Still WAV
I remember the day I bought the SC-88Pro.
Late 1990s. That Roland sound module was my entry into desktop music. I learned the words GM and GS here. Program Change switched instruments. Control Change added expression. MIDI's spec was simple. The more I understood, the more the sound responded.
My sequencer was Voyetra's MIDI Orchestrator Plus. Piano roll and score editor in one. I couldn't read sheet music, but if I placed notes on the piano roll, the score appeared. It came bundled with a Sound Blaster, I think. Not powerful, but more than enough for a beginner.
Hardware sound modules gave way to software synths. Opportunities to hear the SC-88Pro's patches faded. The term "GS" stopped coming up. Sequencers consolidated around Cubase and Logic. Ableton Live and FL Studio captured new audiences. Veterans like Voyetra and Opcode Vision disappeared.
Then came the age of VST plugins.
Creative freedom exploded. But behind it, chaos. iLok, Native Access, Steinberg Activation Manager. Every vendor, every storefront, a different licensing scheme. One plugin demands a USB dongle. Another requires cloud activation. Every time you replace a machine, a migration chore awaits. You're exhausted before you make any music.
The hardest part is that playback environments can't be shared.

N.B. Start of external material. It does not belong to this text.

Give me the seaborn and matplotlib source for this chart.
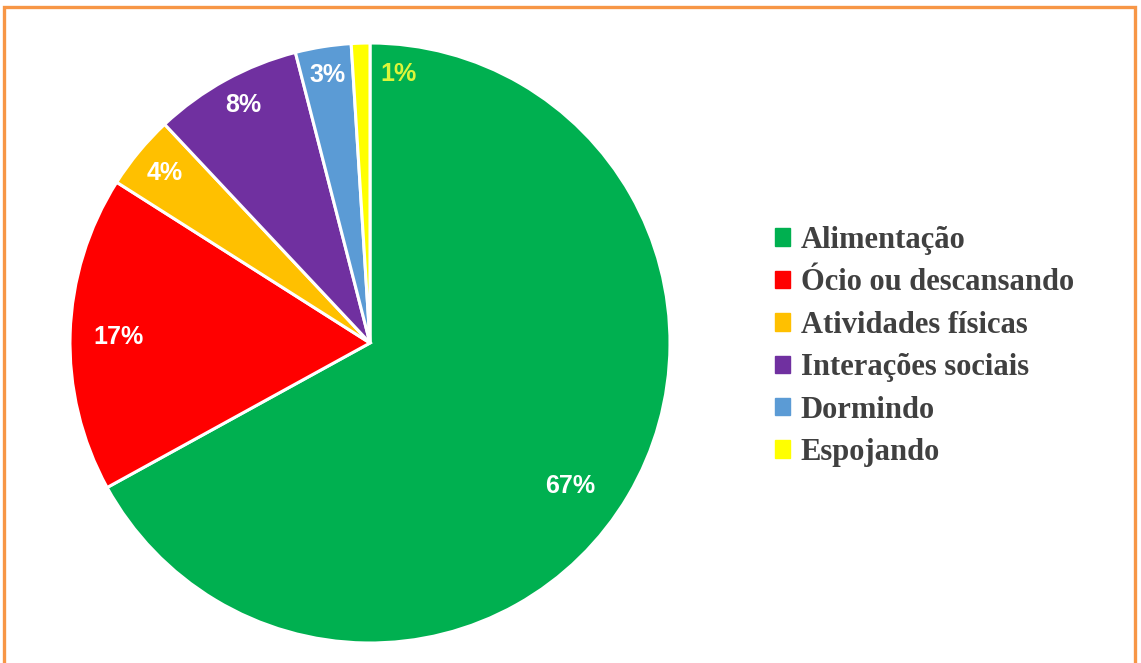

Musicians craft sounds in their own DAW, with their own plugins, their own signal chains. That obsession is what makes music personal. I get it. But hand someone your project file, and if they don't have the same plugins, nothing plays. The only thing you can reliably share is stems bounced to WAV. A new format called DAWproject appeared, but Logic, Ableton, and Pro Tools don't support it. In 2026, the common language of music is still WAV files.
In the MIDI era, any PC with a GM sound module could play the same song. The sound was thin. But there was a common language. Today the sound is incomparably better. But the common language is gone.
Maybe someday plugins will run in the cloud and environment differences will vanish. That would mean restructuring the entire industry. As long as every company locks users into its own ecosystem, WAV files remain the lingua franca.
The SC-88Pro is now an iOS app. Was an iOS app. An OS update broke compatibility, and it no longer runs. The MIDI files, the patches, gone from my pocket. The common language was lost twice.